[Stated goal]
Transcribe the listing exactly, leaving out every picture.

[Given material]

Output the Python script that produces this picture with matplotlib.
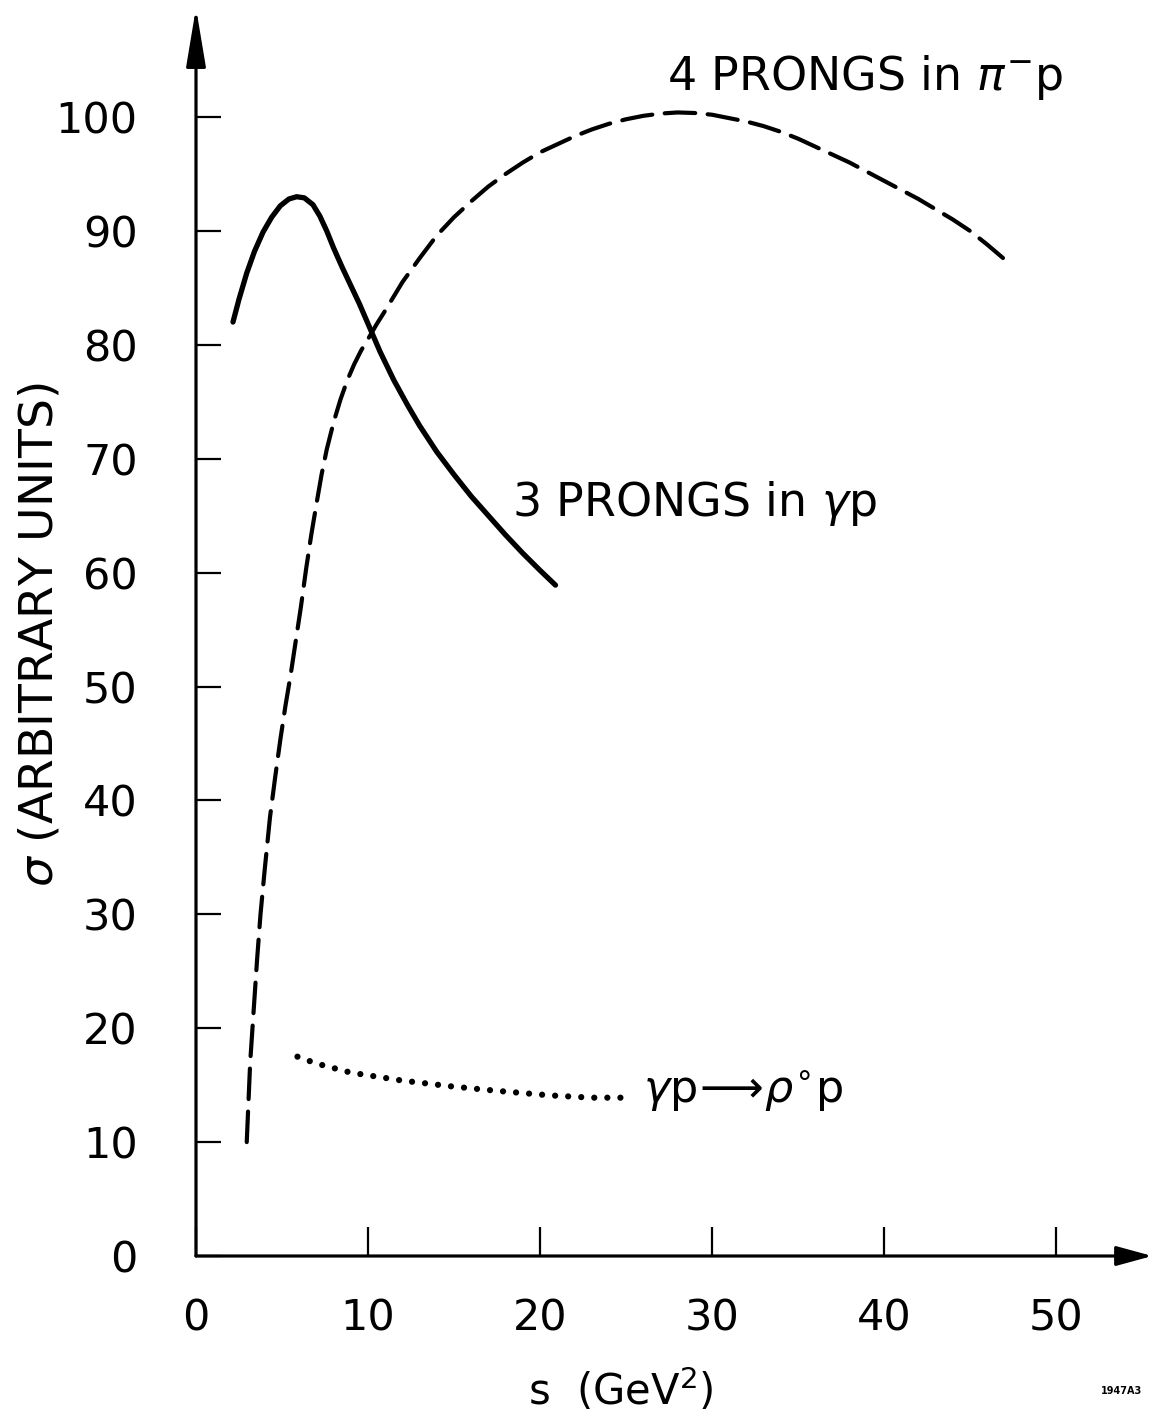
import numpy as np
import matplotlib
matplotlib.use("Agg")
import matplotlib.pyplot as plt

plt.rcParams['font.family'] = ['DejaVu Sans']
plt.rcParams['mathtext.fontset'] = 'dejavusans'
plt.rcParams['lines.scale_dashes'] = False

# values (s in GeV^2, sigma in arbitrary units)
s_3prong = [2.15, 2.5, 2.95, 3.4, 3.9, 4.4, 4.9, 5.4, 5.85, 6.3, 6.8, 7.2, 7.6, 8.0,
            8.5, 9.0, 9.5, 10.1, 10.7, 11.5, 12.3, 13.0, 14.0, 15.0, 16.0, 17.0,
            18.0, 19.0, 20.0, 20.9]
sig_3prong = [82.0, 84.0, 86.3, 88.2, 89.9, 91.2, 92.2, 92.8, 93.0, 92.9, 92.3, 91.3, 90.0, 88.5,
              86.8, 85.2, 83.6, 81.5, 79.4, 76.9, 74.7, 72.9, 70.6, 68.6, 66.7, 65.0,
              63.3, 61.7, 60.2, 58.9]

s_4prong = [2.95, 3.15, 3.35, 3.55, 3.75, 4.0, 4.3, 4.6, 4.9, 5.2, 5.5, 5.8, 6.1, 6.4,
            6.7, 7.0, 7.3, 7.6, 8.0, 8.4, 8.8, 9.2, 9.6, 10.0, 10.5, 11.0, 12.0, 13.0,
            14.0, 15.0, 16.0, 17.0, 18.0, 19.0, 20.0, 21.0, 22.0, 23.0, 24.0, 25.0,
            26.0, 27.0, 28.0, 29.0, 30.0, 31.0, 32.0, 33.0, 34.0, 35.0, 36.0, 37.0,
            38.0, 39.0, 40.0, 41.0, 42.0, 43.0, 44.0, 45.0, 46.0, 47.4]
sig_4prong = [10.0, 17.0, 21.5, 26.0, 30.0, 34.0, 38.5, 42.0, 45.3, 48.3, 51.0, 54.0, 57.0, 60.3,
              63.3, 66.0, 68.6, 70.8, 73.2, 75.2, 76.9, 78.3, 79.5, 80.5, 81.8, 83.0, 85.5, 87.6,
              89.6, 91.2, 92.6, 93.9, 95.0, 96.0, 96.9, 97.6, 98.3, 98.9, 99.4, 99.8,
              100.1, 100.3, 100.4, 100.35, 100.2, 99.9, 99.6, 99.2, 98.7, 98.1, 97.4, 96.7,
              96.0, 95.2, 94.4, 93.6, 92.8, 91.9, 91.0, 90.0, 88.8, 87.0]

s_rho = [5.9, 7.0, 9.0, 12.0, 14.8, 17.5, 20.6, 23.0, 24.9]
sig_rho = [17.5, 16.9, 16.1, 15.4, 14.9, 14.5, 14.1, 13.9, 13.9]

xticks = [0, 10, 20, 30, 40, 50]
yticks = [0, 10, 20, 30, 40, 50, 60, 70, 80, 90, 100]

fig = plt.figure(figsize=(11.56, 14.19), dpi=100)
ax = fig.add_axes([196 / 1156, 163 / 1419, 56 * 17.2 / 1156, 110 * 11.39 / 1419])
ax.set_xlim(0, 56)
ax.set_ylim(0, 110)
for sp in ax.spines.values():
    sp.set_visible(False)

# axes drawn as arrows
ax.annotate('', xy=(0, 109.6), xytext=(0, 0),
            arrowprops=dict(arrowstyle='-|>,head_length=1.8,head_width=0.3',
                            lw=2.3, color='k', mutation_scale=20, shrinkA=0, shrinkB=0),
            annotation_clip=False)
ax.annotate('', xy=(55.6, 0), xytext=(0, 0),
            arrowprops=dict(arrowstyle='-|>,head_length=1.1,head_width=0.3',
                            lw=2.3, color='k', mutation_scale=20, shrinkA=0, shrinkB=0),
            annotation_clip=False)

ax.set_xticks(xticks)
ax.set_xticklabels([str(v) for v in xticks])
ax.set_yticks(yticks)
ax.set_yticklabels([str(v) for v in yticks])
ax.tick_params(axis='x', direction='in', length=21, width=1.6, pad=30, labelsize=31)
ax.tick_params(axis='y', direction='in', length=18, width=1.6, pad=42, labelsize=31)

ax.plot(s_3prong, sig_3prong, color='k', lw=3.8, solid_capstyle='round',
        solid_joinstyle='round')
ax.plot(s_4prong, sig_4prong, color='k', lw=3.0, linestyle=(0, (22, 9)),
        dash_capstyle='round', dash_joinstyle='round')
ax.plot(s_rho, sig_rho, color='k', lw=4.5, linestyle=(0, (0.01, 9.4)),
        dash_capstyle='round')

ax.text(27.4, 102.4, r'4 PRONGS in $\pi^{-}$p', fontsize=33, va='baseline', ha='left')
ax.text(18.4, 65.0, r'3 PRONGS in $\gamma$p', fontsize=33, va='baseline', ha='left')
ax.text(26.0, 13.4, r'$\gamma\mathrm{p}\!\longrightarrow\!\rho^{\circ}\mathrm{p}$', fontsize=32,
        va='baseline', ha='left')

fig.text(0.035, 0.5525, r'$\sigma$ (ARBITRARY UNITS)', rotation=90, fontsize=34,
         ha='center', va='center')
fig.text(0.537, 0.02, r's  (GeV$^{2}$)', fontsize=30, ha='center', va='center')
fig.text(0.9706, 0.02, '1947A3', fontsize=7, fontweight='bold', ha='center', va='center')

fig.savefig('out.png', dpi=100)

[Task answer]
Output the Python script that produces this picture with matplotlib.
import numpy as np
import matplotlib
matplotlib.use("Agg")
import matplotlib.pyplot as plt

plt.rcParams['font.family'] = ['DejaVu Sans']
plt.rcParams['mathtext.fontset'] = 'dejavusans'
plt.rcParams['lines.scale_dashes'] = False

# values (s in GeV^2, sigma in arbitrary units)
s_3prong = [2.15, 2.5, 2.95, 3.4, 3.9, 4.4, 4.9, 5.4, 5.85, 6.3, 6.8, 7.2, 7.6, 8.0,
            8.5, 9.0, 9.5, 10.1, 10.7, 11.5, 12.3, 13.0, 14.0, 15.0, 16.0, 17.0,
            18.0, 19.0, 20.0, 20.9]
sig_3prong = [82.0, 84.0, 86.3, 88.2, 89.9, 91.2, 92.2, 92.8, 93.0, 92.9, 92.3, 91.3, 90.0, 88.5,
              86.8, 85.2, 83.6, 81.5, 79.4, 76.9, 74.7, 72.9, 70.6, 68.6, 66.7, 65.0,
              63.3, 61.7, 60.2, 58.9]

s_4prong = [2.95, 3.15, 3.35, 3.55, 3.75, 4.0, 4.3, 4.6, 4.9, 5.2, 5.5, 5.8, 6.1, 6.4,
            6.7, 7.0, 7.3, 7.6, 8.0, 8.4, 8.8, 9.2, 9.6, 10.0, 10.5, 11.0, 12.0, 13.0,
            14.0, 15.0, 16.0, 17.0, 18.0, 19.0, 20.0, 21.0, 22.0, 23.0, 24.0, 25.0,
            26.0, 27.0, 28.0, 29.0, 30.0, 31.0, 32.0, 33.0, 34.0, 35.0, 36.0, 37.0,
            38.0, 39.0, 40.0, 41.0, 42.0, 43.0, 44.0, 45.0, 46.0, 47.4]
sig_4prong = [10.0, 17.0, 21.5, 26.0, 30.0, 34.0, 38.5, 42.0, 45.3, 48.3, 51.0, 54.0, 57.0, 60.3,
              63.3, 66.0, 68.6, 70.8, 73.2, 75.2, 76.9, 78.3, 79.5, 80.5, 81.8, 83.0, 85.5, 87.6,
              89.6, 91.2, 92.6, 93.9, 95.0, 96.0, 96.9, 97.6, 98.3, 98.9, 99.4, 99.8,
              100.1, 100.3, 100.4, 100.35, 100.2, 99.9, 99.6, 99.2, 98.7, 98.1, 97.4, 96.7,
              96.0, 95.2, 94.4, 93.6, 92.8, 91.9, 91.0, 90.0, 88.8, 87.0]

s_rho = [5.9, 7.0, 9.0, 12.0, 14.8, 17.5, 20.6, 23.0, 24.9]
sig_rho = [17.5, 16.9, 16.1, 15.4, 14.9, 14.5, 14.1, 13.9, 13.9]

xticks = [0, 10, 20, 30, 40, 50]
yticks = [0, 10, 20, 30, 40, 50, 60, 70, 80, 90, 100]

fig = plt.figure(figsize=(11.56, 14.19), dpi=100)
ax = fig.add_axes([196 / 1156, 163 / 1419, 56 * 17.2 / 1156, 110 * 11.39 / 1419])
ax.set_xlim(0, 56)
ax.set_ylim(0, 110)
for sp in ax.spines.values():
    sp.set_visible(False)

# axes drawn as arrows
ax.annotate('', xy=(0, 109.6), xytext=(0, 0),
            arrowprops=dict(arrowstyle='-|>,head_length=1.8,head_width=0.3',
                            lw=2.3, color='k', mutation_scale=20, shrinkA=0, shrinkB=0),
            annotation_clip=False)
ax.annotate('', xy=(55.6, 0), xytext=(0, 0),
            arrowprops=dict(arrowstyle='-|>,head_length=1.1,head_width=0.3',
                            lw=2.3, color='k', mutation_scale=20, shrinkA=0, shrinkB=0),
            annotation_clip=False)

ax.set_xticks(xticks)
ax.set_xticklabels([str(v) for v in xticks])
ax.set_yticks(yticks)
ax.set_yticklabels([str(v) for v in yticks])
ax.tick_params(axis='x', direction='in', length=21, width=1.6, pad=30, labelsize=31)
ax.tick_params(axis='y', direction='in', length=18, width=1.6, pad=42, labelsize=31)

ax.plot(s_3prong, sig_3prong, color='k', lw=3.8, solid_capstyle='round',
        solid_joinstyle='round')
ax.plot(s_4prong, sig_4prong, color='k', lw=3.0, linestyle=(0, (22, 9)),
        dash_capstyle='round', dash_joinstyle='round')
ax.plot(s_rho, sig_rho, color='k', lw=4.5, linestyle=(0, (0.01, 9.4)),
        dash_capstyle='round')

ax.text(27.4, 102.4, r'4 PRONGS in $\pi^{-}$p', fontsize=33, va='baseline', ha='left')
ax.text(18.4, 65.0, r'3 PRONGS in $\gamma$p', fontsize=33, va='baseline', ha='left')
ax.text(26.0, 13.4, r'$\gamma\mathrm{p}\!\longrightarrow\!\rho^{\circ}\mathrm{p}$', fontsize=32,
        va='baseline', ha='left')

fig.text(0.035, 0.5525, r'$\sigma$ (ARBITRARY UNITS)', rotation=90, fontsize=34,
         ha='center', va='center')
fig.text(0.537, 0.02, r's  (GeV$^{2}$)', fontsize=30, ha='center', va='center')
fig.text(0.9706, 0.02, '1947A3', fontsize=7, fontweight='bold', ha='center', va='center')

fig.savefig('out.png', dpi=100)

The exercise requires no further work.